Building a Desktop LLM App with cpp-httplib

Have you ever wanted to add a web API to your own C++ library, or quickly build an Electron-like desktop app? In Rust you might reach for "Tauri + axum," but in C++ it always seemed out of reach.

With cpp-httplib, webview/webview, and cpp-embedlib, you can take the same approach in pure C++ — and produce a small, easy-to-distribute single binary.

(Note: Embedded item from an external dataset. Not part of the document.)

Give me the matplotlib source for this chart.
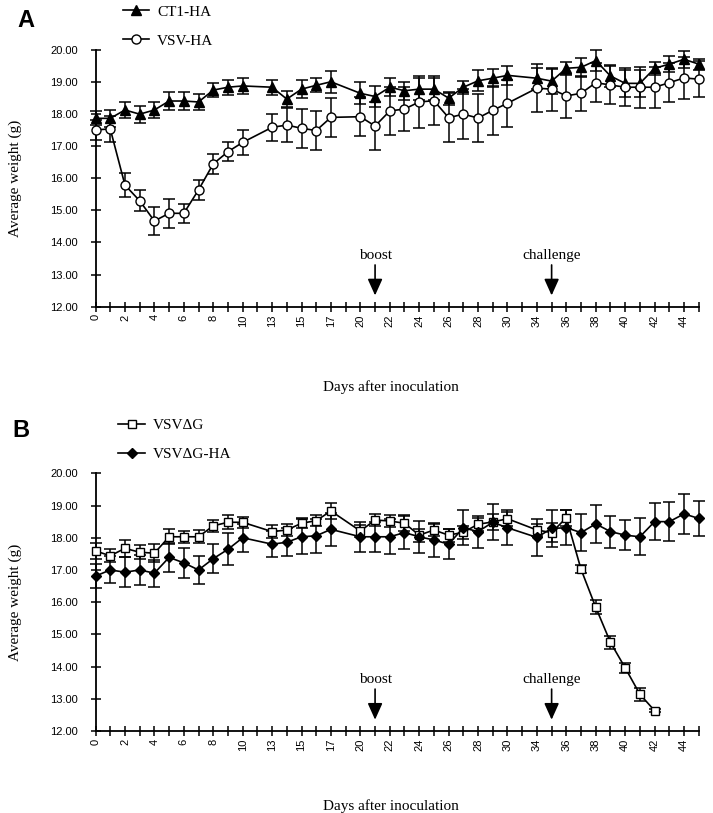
"""
Average body weight of mice after inoculation: panel A (CT1-HA vs VSV-HA),
panel B (VSVdeltaG vs VSVdeltaG-HA), with boost and challenge days marked.
"""

import matplotlib
matplotlib.use("Agg")
import matplotlib.pyplot as plt

SERIF = "Liberation Serif"
SANS = "Liberation Sans"

# x axis is categorical: one slot per scheduled day (gaps at 11-12, 18-19, 31-33)
DAY_SLOTS = [0, 1, 2, 3, 4, 5, 6, 7, 8, 9, 10, 12, 13, 14, 15, 16, 17, 19,
             20, 21, 22, 23, 24, 25, 26, 27, 28, 29, 30, 32,
             34, 35, 36, 37, 38, 39, 40, 41, 42, 43, 44, 45]
TICK_LABELS = [0, 2, 4, 6, 8, 10, 13, 15, 17, 20, 22, 24, 26, 28, 30,
               34, 36, 38, 40, 42, 44]

DAYS_FULL = [0, 1, 2, 3, 4, 5, 6, 7, 8, 9, 10, 13, 14, 15, 16, 17,
             20, 21, 22, 23, 24, 25, 26, 27, 28, 29, 30,
             34, 35, 36, 37, 38, 39, 40, 41, 42, 43, 44, 45]
DAYS_DG = [0, 1, 2, 3, 4, 5, 6, 7, 8, 9, 10, 13, 14, 15, 16, 17,
           20, 21, 22, 23, 24, 25, 26, 27, 28, 29, 30,
           34, 35, 36, 37, 38, 39, 40, 41, 42]

# panel A
ct1_ha = [17.87, 17.87, 18.13, 18.00, 18.13, 18.41, 18.41, 18.38, 18.75, 18.84, 18.88,
          18.84, 18.47, 18.78, 18.90, 19.01,
          18.65, 18.55, 18.84, 18.73, 18.78, 18.78, 18.50, 18.84, 19.04, 19.12, 19.21,
          19.12, 19.03, 19.43, 19.46, 19.67, 19.19, 18.96, 18.96, 19.43, 19.56, 19.71, 19.56]
ct1_ha_err = [0.22, 0.26, 0.26, 0.26, 0.26, 0.29, 0.29, 0.24, 0.21, 0.23, 0.24,
              0.23, 0.26, 0.29, 0.22, 0.34,
              0.34, 0.33, 0.28, 0.28, 0.34, 0.34, 0.20, 0.20, 0.33, 0.28, 0.29,
              0.33, 0.39, 0.21, 0.30, 0.33, 0.33, 0.41, 0.42, 0.21, 0.25, 0.27, 0.17]
vsv_ha = [17.51, 17.54, 15.79, 15.30, 14.67, 14.91, 14.91, 15.64, 16.45, 16.83, 17.12,
          17.59, 17.66, 17.56, 17.49, 17.90,
          17.92, 17.63, 18.10, 18.16, 18.38, 18.42, 17.89, 18.00, 17.88, 18.12, 18.34,
          18.81, 18.78, 18.57, 18.65, 18.98, 18.91, 18.84, 18.84, 18.84, 18.98, 19.13, 19.09]
vsv_ha_err = [0.30, 0.40, 0.37, 0.33, 0.45, 0.45, 0.30, 0.30, 0.30, 0.30, 0.40,
              0.42, 0.52, 0.60, 0.60, 0.60,
              0.60, 0.75, 0.75, 0.70, 0.80, 0.76, 0.76, 0.78, 0.75, 0.77, 0.74,
              0.75, 0.67, 0.68, 0.54, 0.60, 0.60, 0.60, 0.64, 0.64, 0.60, 0.65, 0.56]

# panel B
vsv_dg = [17.59, 17.44, 17.67, 17.55, 17.52, 18.03, 18.03, 18.03, 18.37, 18.48, 18.48,
          18.19, 18.24, 18.45, 18.53, 18.83,
          18.21, 18.55, 18.52, 18.45, 18.08, 18.24, 18.08, 18.17, 18.42, 18.49, 18.59,
          18.24, 18.16, 18.62, 17.02, 15.84, 14.75, 13.96, 13.14, 12.63]
vsv_dg_err = [0.25, 0.20, 0.26, 0.22, 0.28, 0.23, 0.18, 0.20, 0.18, 0.22, 0.17,
              0.20, 0.20, 0.15, 0.17, 0.24,
              0.20, 0.20, 0.20, 0.25, 0.20, 0.20, 0.20, 0.20, 0.20, 0.25, 0.22,
              0.20, 0.30, 0.25, 0.12, 0.22, 0.19, 0.16, 0.20, 0.05]
vsv_dg_ha = [16.81, 17.00, 16.93, 17.00, 16.90, 17.39, 17.22, 17.00, 17.35, 17.64, 18.00,
             17.80, 17.86, 18.03, 18.06, 18.26,
             18.03, 18.03, 18.03, 18.16, 18.03, 17.93, 17.80, 18.31, 18.19, 18.48, 18.31,
             18.01, 18.29, 18.31, 18.16, 18.43, 18.19, 18.08, 18.03, 18.50, 18.50, 18.74, 18.60]
vsv_dg_ha_err = [0.38, 0.42, 0.47, 0.47, 0.42, 0.46, 0.46, 0.44, 0.45, 0.50, 0.43,
                 0.40, 0.43, 0.54, 0.52, 0.51,
                 0.46, 0.46, 0.54, 0.50, 0.50, 0.54, 0.47, 0.54, 0.50, 0.56, 0.54,
                 0.58, 0.57, 0.54, 0.58, 0.60, 0.50, 0.47, 0.57, 0.57, 0.60, 0.61, 0.54]

BOOST_DAY = 21
CHALLENGE_DAY = 35


def slots(days):
    return [DAY_SLOTS.index(d) for d in days]


def draw_series(ax, days, vals, errs, marker, face, label, size):
    x = slots(days)
    ax.errorbar(x, vals, yerr=errs, fmt="none", ecolor="black", elinewidth=1.1,
                capsize=4.5, capthick=1.1, clip_on=False, zorder=2)
    line, = ax.plot(x, vals, color="black", lw=1.2, marker=marker, markersize=size,
                    markerfacecolor=face, markeredgecolor="black", markeredgewidth=1.0,
                    label=label, clip_on=False, zorder=3)
    return line


def style_axes(ax, label_y):
    ax.set_xlim(0, len(DAY_SLOTS) - 1)
    ax.set_ylim(12, 20)
    ax.set_xticks(range(len(DAY_SLOTS)))
    ax.set_xticklabels([str(d) if d in TICK_LABELS else "" for d in DAY_SLOTS],
                       rotation=90, fontsize=8, family=SANS)
    ax.set_yticks(range(12, 21))
    ax.set_yticklabels([f"{v:.2f}" for v in range(12, 21)], fontsize=8, family=SANS)
    ax.tick_params(axis="both", direction="inout", length=7, width=1.1)
    ax.tick_params(axis="x", pad=2)
    ax.tick_params(axis="y", pad=9)
    for side in ("top", "right"):
        ax.spines[side].set_visible(False)
    for side in ("left", "bottom"):
        ax.spines[side].set_linewidth(1.3)
    ax.set_ylabel("Average weight (g)", family=SERIF, fontsize=11)
    ax.yaxis.set_label_coords(-0.122, 0.5)
    ax.set_xlabel("Days after inoculation", family=SERIF, fontsize=11)
    ax.xaxis.set_label_coords(0.49, label_y)

    for day, txt in ((BOOST_DAY, "boost"), (CHALLENGE_DAY, "challenge")):
        xs = DAY_SLOTS.index(day)
        ax.annotate("", xy=(xs, 12.35), xytext=(xs, 13.3),
                    arrowprops=dict(arrowstyle="-|>,head_length=1.0,head_width=0.45",
                                    color="black", lw=1.2, mutation_scale=10,
                                    shrinkA=0, shrinkB=0))
        ax.text(xs, 13.4, txt, ha="center", va="bottom", family=SERIF, fontsize=11)


fig = plt.figure(figsize=(7.13, 8.13), dpi=100)

ax_a = fig.add_axes([0.134, 0.6228, 0.846, 0.3157])
h1 = draw_series(ax_a, DAYS_FULL, ct1_ha, ct1_ha_err, "^", "black", "CT1-HA", 7.5)
h2 = draw_series(ax_a, DAYS_FULL, vsv_ha, vsv_ha_err, "o", "white", "VSV-HA", 6.5)
style_axes(ax_a, -0.285)
fig.legend(handles=[h1, h2], loc="upper left", bbox_to_anchor=(0.172, 0.994),
           frameon=False, prop={"family": SERIF, "size": 11}, handlelength=1.75,
           handletextpad=0.5, labelspacing=1.0, borderpad=0, borderaxespad=0)
fig.text(0.036, 0.975, "A", family=SANS, fontsize=17, fontweight="bold",
         ha="center", va="center")

ax_b = fig.add_axes([0.134, 0.1009, 0.846, 0.3169])
h3 = draw_series(ax_b, DAYS_DG, vsv_dg, vsv_dg_err, "s", "white", "VSVΔG", 6)
h4 = draw_series(ax_b, DAYS_FULL, vsv_dg_ha, vsv_dg_ha_err, "D", "black", "VSVΔG-HA", 5.5)
style_axes(ax_b, -0.265)
fig.legend(handles=[h3, h4], loc="upper left", bbox_to_anchor=(0.166, 0.485),
           frameon=False, prop={"family": SERIF, "size": 11}, handlelength=1.75,
           handletextpad=0.5, labelspacing=1.0, borderpad=0, borderaxespad=0)
fig.text(0.029, 0.470, "B", family=SANS, fontsize=17, fontweight="bold",
         ha="center", va="center")

fig.savefig("out.png", dpi=100)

In this tutorial we build an LLM-powered translation app using llama.cpp, progressing step by step from "REST API" to "SSE streaming" to "Web UI" to "desktop app." Translation is just the vehicle — replace llama.cpp with your own library and the same architecture works for any application.

Desktop App

If you know basic C++17 and understand the basics of HTTP / REST APIs, you're ready to start.

Chapters

Set up the project — Fetch dependencies, configure the build, write scaffold code
Embed llama.cpp and create a REST API — Return translation results as JSON
Add token streaming with SSE — Stream responses token by token
Add model discovery and management — Download and switch models from Hugging Face
Add a Web UI — A browser-based translation interface
Turn it into a desktop app with WebView — A single-binary desktop application
Reading the llama.cpp server source code — Compare with production-quality code
Making it your own — Swap in your own library and customize